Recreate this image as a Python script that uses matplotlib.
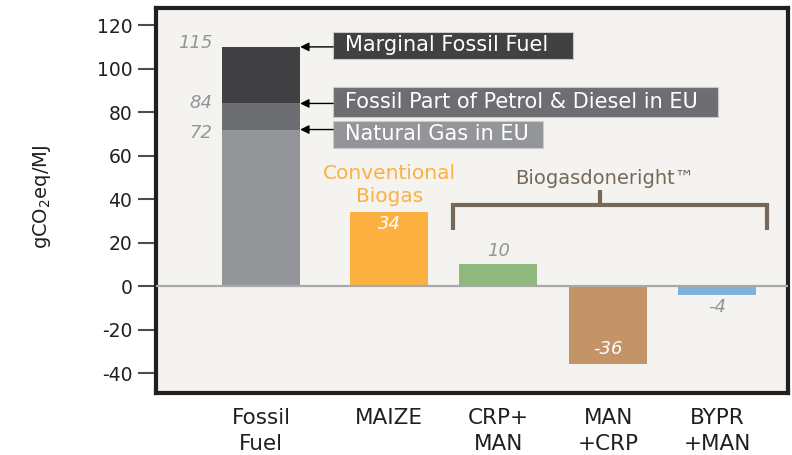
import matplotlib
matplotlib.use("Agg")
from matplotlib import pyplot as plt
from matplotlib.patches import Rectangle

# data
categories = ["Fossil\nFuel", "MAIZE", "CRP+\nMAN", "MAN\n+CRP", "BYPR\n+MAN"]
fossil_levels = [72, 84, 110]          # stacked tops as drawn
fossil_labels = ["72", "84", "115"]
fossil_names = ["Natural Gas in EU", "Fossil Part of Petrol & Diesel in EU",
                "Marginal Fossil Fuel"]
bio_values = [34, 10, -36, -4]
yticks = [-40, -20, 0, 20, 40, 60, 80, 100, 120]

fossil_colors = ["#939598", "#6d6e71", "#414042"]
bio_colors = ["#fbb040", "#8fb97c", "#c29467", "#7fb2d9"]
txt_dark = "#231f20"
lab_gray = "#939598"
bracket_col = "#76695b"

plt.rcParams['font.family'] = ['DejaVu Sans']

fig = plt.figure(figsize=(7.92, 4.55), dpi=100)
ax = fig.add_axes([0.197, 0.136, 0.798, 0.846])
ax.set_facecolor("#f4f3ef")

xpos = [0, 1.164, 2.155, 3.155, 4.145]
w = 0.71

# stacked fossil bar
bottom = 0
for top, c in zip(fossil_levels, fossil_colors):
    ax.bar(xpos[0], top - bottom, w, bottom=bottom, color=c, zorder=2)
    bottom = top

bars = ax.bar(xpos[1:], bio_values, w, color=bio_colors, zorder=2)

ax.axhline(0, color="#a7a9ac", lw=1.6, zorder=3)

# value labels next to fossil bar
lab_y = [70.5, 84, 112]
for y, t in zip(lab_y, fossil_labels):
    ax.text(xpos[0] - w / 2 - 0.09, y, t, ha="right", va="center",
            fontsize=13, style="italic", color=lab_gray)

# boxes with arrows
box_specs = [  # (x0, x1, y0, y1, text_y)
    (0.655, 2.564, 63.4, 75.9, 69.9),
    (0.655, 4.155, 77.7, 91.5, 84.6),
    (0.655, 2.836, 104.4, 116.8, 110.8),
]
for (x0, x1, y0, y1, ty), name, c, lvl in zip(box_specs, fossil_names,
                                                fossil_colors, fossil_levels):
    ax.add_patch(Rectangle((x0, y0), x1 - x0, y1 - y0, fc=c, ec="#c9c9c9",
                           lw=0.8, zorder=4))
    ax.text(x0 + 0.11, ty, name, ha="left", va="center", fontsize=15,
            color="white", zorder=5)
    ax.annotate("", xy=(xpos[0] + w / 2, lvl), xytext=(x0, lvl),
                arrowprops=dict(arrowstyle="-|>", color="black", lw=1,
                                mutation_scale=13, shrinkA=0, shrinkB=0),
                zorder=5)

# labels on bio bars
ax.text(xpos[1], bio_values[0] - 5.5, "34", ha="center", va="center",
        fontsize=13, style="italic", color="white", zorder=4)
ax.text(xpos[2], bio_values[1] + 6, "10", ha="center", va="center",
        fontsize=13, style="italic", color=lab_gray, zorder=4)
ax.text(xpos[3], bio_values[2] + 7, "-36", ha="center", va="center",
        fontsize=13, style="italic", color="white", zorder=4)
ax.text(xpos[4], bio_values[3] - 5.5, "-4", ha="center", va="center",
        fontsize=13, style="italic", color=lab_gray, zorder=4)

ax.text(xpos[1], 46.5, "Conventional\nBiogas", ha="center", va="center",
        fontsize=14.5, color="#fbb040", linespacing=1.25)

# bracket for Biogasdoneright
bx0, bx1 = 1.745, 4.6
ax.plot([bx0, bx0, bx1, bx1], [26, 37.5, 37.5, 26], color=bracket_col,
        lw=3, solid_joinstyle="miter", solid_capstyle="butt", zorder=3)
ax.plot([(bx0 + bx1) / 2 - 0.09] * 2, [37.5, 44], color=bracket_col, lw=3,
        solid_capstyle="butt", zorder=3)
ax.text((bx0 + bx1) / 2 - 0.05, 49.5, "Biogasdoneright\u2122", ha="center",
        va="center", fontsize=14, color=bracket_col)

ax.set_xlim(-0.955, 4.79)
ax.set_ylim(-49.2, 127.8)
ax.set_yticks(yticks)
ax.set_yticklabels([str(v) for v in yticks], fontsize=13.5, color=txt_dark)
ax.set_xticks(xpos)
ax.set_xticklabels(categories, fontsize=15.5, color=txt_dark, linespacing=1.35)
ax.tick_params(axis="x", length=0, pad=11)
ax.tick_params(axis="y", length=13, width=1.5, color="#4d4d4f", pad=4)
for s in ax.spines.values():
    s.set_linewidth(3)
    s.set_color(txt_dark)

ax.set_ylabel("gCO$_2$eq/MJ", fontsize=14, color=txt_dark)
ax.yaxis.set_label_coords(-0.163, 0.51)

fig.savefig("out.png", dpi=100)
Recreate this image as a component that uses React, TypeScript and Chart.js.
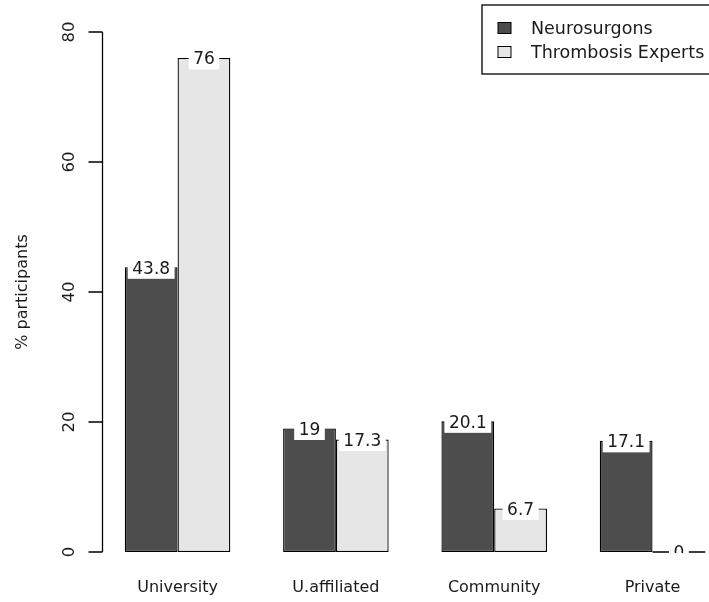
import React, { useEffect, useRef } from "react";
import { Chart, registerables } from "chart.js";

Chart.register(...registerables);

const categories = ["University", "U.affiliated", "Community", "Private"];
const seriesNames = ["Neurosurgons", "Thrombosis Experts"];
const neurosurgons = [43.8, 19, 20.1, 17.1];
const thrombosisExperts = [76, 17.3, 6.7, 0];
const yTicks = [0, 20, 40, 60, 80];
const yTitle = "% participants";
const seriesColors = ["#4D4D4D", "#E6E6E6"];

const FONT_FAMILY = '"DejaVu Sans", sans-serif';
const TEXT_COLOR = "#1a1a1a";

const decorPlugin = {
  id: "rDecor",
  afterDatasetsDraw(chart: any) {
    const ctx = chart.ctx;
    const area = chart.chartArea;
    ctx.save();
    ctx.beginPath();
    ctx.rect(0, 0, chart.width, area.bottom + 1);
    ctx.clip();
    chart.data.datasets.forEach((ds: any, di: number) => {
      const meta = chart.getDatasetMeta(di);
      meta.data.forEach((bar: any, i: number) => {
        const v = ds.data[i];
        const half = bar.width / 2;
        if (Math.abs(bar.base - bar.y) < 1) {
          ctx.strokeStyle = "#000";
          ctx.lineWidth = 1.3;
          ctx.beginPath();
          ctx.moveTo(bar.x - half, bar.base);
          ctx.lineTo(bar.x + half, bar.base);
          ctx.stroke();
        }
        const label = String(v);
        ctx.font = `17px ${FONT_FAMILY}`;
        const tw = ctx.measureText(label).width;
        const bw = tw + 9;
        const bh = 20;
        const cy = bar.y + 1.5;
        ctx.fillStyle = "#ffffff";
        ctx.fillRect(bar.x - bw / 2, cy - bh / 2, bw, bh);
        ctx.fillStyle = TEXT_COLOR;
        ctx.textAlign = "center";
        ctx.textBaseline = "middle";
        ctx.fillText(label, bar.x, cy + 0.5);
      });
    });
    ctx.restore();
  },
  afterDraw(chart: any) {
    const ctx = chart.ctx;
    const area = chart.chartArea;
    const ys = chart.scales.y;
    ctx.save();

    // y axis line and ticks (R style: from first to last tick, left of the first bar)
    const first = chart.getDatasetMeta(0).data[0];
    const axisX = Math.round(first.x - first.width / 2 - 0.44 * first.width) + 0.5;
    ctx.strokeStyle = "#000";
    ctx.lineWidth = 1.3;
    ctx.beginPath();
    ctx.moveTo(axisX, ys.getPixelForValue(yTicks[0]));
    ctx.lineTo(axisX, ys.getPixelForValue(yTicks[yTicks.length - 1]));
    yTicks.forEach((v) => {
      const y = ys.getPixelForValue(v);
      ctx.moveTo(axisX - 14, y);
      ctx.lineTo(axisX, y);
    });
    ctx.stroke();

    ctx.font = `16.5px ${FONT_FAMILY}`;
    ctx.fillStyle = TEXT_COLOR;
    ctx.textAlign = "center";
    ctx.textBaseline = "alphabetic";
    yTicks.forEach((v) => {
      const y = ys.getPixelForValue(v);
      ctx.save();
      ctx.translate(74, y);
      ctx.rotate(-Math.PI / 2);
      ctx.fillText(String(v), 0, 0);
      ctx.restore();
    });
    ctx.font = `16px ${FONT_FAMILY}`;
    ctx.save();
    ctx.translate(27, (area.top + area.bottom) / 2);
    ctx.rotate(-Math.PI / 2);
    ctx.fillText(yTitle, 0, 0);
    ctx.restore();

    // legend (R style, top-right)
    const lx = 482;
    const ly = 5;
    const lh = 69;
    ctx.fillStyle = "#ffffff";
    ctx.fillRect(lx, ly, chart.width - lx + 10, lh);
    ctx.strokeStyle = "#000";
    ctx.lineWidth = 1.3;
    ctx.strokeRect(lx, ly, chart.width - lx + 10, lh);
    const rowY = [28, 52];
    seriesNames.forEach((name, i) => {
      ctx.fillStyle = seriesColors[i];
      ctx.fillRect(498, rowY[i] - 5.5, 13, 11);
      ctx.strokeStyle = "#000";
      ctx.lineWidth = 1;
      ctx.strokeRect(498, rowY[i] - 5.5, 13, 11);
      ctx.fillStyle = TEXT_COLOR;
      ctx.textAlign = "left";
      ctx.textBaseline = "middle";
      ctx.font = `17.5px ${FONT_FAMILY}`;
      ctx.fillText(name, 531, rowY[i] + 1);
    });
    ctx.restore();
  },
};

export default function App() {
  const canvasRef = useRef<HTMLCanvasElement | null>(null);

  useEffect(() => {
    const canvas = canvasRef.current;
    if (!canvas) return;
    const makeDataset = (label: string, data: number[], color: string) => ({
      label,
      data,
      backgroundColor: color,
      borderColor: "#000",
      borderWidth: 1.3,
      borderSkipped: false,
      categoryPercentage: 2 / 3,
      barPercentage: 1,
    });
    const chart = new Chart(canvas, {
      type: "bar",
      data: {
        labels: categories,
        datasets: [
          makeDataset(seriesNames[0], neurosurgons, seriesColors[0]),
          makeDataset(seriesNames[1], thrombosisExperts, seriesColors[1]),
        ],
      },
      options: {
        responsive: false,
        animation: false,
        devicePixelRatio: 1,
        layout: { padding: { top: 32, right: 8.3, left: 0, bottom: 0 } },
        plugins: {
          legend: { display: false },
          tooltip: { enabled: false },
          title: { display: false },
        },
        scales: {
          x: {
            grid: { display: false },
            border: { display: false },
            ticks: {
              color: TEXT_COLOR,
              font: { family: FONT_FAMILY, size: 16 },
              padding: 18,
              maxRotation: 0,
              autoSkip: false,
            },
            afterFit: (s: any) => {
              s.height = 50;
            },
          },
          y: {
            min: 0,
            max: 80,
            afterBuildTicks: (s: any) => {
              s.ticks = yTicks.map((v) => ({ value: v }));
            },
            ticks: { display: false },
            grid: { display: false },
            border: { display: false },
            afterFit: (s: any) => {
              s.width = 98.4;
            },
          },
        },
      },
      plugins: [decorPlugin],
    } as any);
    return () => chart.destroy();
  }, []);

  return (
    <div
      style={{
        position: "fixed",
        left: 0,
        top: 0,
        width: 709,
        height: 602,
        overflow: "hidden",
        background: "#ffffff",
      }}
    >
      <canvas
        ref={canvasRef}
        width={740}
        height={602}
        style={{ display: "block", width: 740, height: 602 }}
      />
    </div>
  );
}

#####

• _Exercise_: Every line from the start of the listing above through the line with "plt.rcParams['font.family'] = ['DejaVu Sans']" should be repeated exactly; skip the pictures and add nothing else.

• _Expected answer_:
Recreate this image as a Python script that uses matplotlib.
import matplotlib
matplotlib.use("Agg")
from matplotlib import pyplot as plt
from matplotlib.patches import Rectangle

# data
categories = ["Fossil\nFuel", "MAIZE", "CRP+\nMAN", "MAN\n+CRP", "BYPR\n+MAN"]
fossil_levels = [72, 84, 110]          # stacked tops as drawn
fossil_labels = ["72", "84", "115"]
fossil_names = ["Natural Gas in EU", "Fossil Part of Petrol & Diesel in EU",
                "Marginal Fossil Fuel"]
bio_values = [34, 10, -36, -4]
yticks = [-40, -20, 0, 20, 40, 60, 80, 100, 120]

fossil_colors = ["#939598", "#6d6e71", "#414042"]
bio_colors = ["#fbb040", "#8fb97c", "#c29467", "#7fb2d9"]
txt_dark = "#231f20"
lab_gray = "#939598"
bracket_col = "#76695b"

plt.rcParams['font.family'] = ['DejaVu Sans']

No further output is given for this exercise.